2006 and 2007 have been rough for Ageia and their PhysX hardware. While they can rightfully claim to be the only solution for complete hardware accelerated physics at this time, getting a base of hardware owners and a base of developers isn't coming easily. As of right now the only two major titles that have shipped with PhysX support are Ghost Recon Advanced Warfighter(GRAW) and its sequel GRAW2.

Much of this we believe can be attributed to business reasons. Although Ageia offers a unified physics API that can handle physics done either in software or hardware, getting a developer to fully support the PhysX hardware means getting them to fully use said API. The Havok physics API in turn has been stiff competition in the physics middleware market, and it's fair to say that a number of games that have come out and will be coming out are using Havok and not PhysX. The situation is so bad that Ageia can't even give away the PhysX SDK - it's free and developers still aren't using it. With Havok eating up the business for software physics engines (not including those developers who use their own engines), it leaves Ageia in a poor spot.

Ageia's second business issue is that they still are suffering from a chicken & egg effect with developers and users. Without a large install base of PhysX cards, developers are less likely to try to support the PhysX hardware, and without developers to publish games using the hardware few people are interested in buying potentially useless hardware.
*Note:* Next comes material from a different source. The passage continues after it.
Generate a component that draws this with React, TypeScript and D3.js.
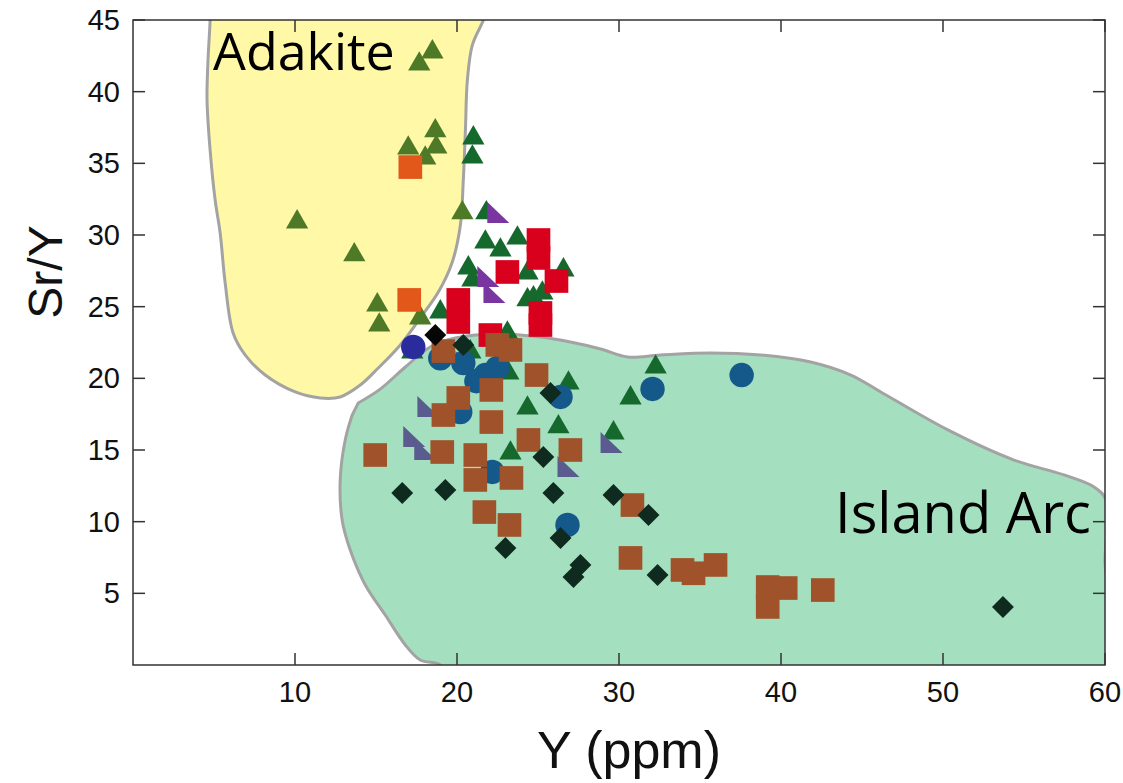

Unfortunately for Ageia this is a time-sensitive issue that is only getting worse as the days pass by, the marginalization PhysX due to this effect is undoubtedly pushing developers towards other physics solutions, which ultimately breaks the chicken & egg scenario but not in Ageia's favor.


Ghost Recon Advanced Warfighter w/PhysX

Because Ageia is not directly producing PhysX cards, the actions of their partners can also have a significant effect on the success of PhysX. We believe that Ageia has lost the support of powerhouse Asus, as the supply of Asus's PhysX cards has completely dried up, leaving smaller BFG to supply the North American market. Coencidentally, ELSA (who only sells products on the overseas markets) has become Ageia's third partner and is now producing PhysX cards.

At this point Ageia does have one ace left up its sleeve, and that's Unreal Engine 3. Epic is using the PhysX API at the core of the physics system, giving Ageia an automatic window of opportunity to get PhysX hardware support in to every one of the numerous games slated to be using UE3. Even if everyone else were to abandon the PhysX API, conceivably there are enough games using UE3 to sustain Ageia and PhysX.

The most important of these games will be Unreal Tournament 3, which is due for release this year. So far the only major pieces of software that Ageia has had to show off PhysX has been the GRAW series which underutilizes the PhysX hardware, the partially aborted CellFactor technology demo, and the single-level GRAW2 technology demo; UT3 will be the first major game that may be able to take full use of the hardware as Ageia has done in its technology demos. We believe that UT3 will be the final push for PhysX hardware acceptance, either the hardware will die at this point or UT3 will push the issue from developer acceptance to consumer acceptance. In turn, any victory for Ageia will be reliant on Epic making full use of the PhysX hardware and not using it solely for eye-candy; using it for the latter will mean certain death while the former will hinge on the use of PhysX hardware not slowing the game down like we saw in GRAW.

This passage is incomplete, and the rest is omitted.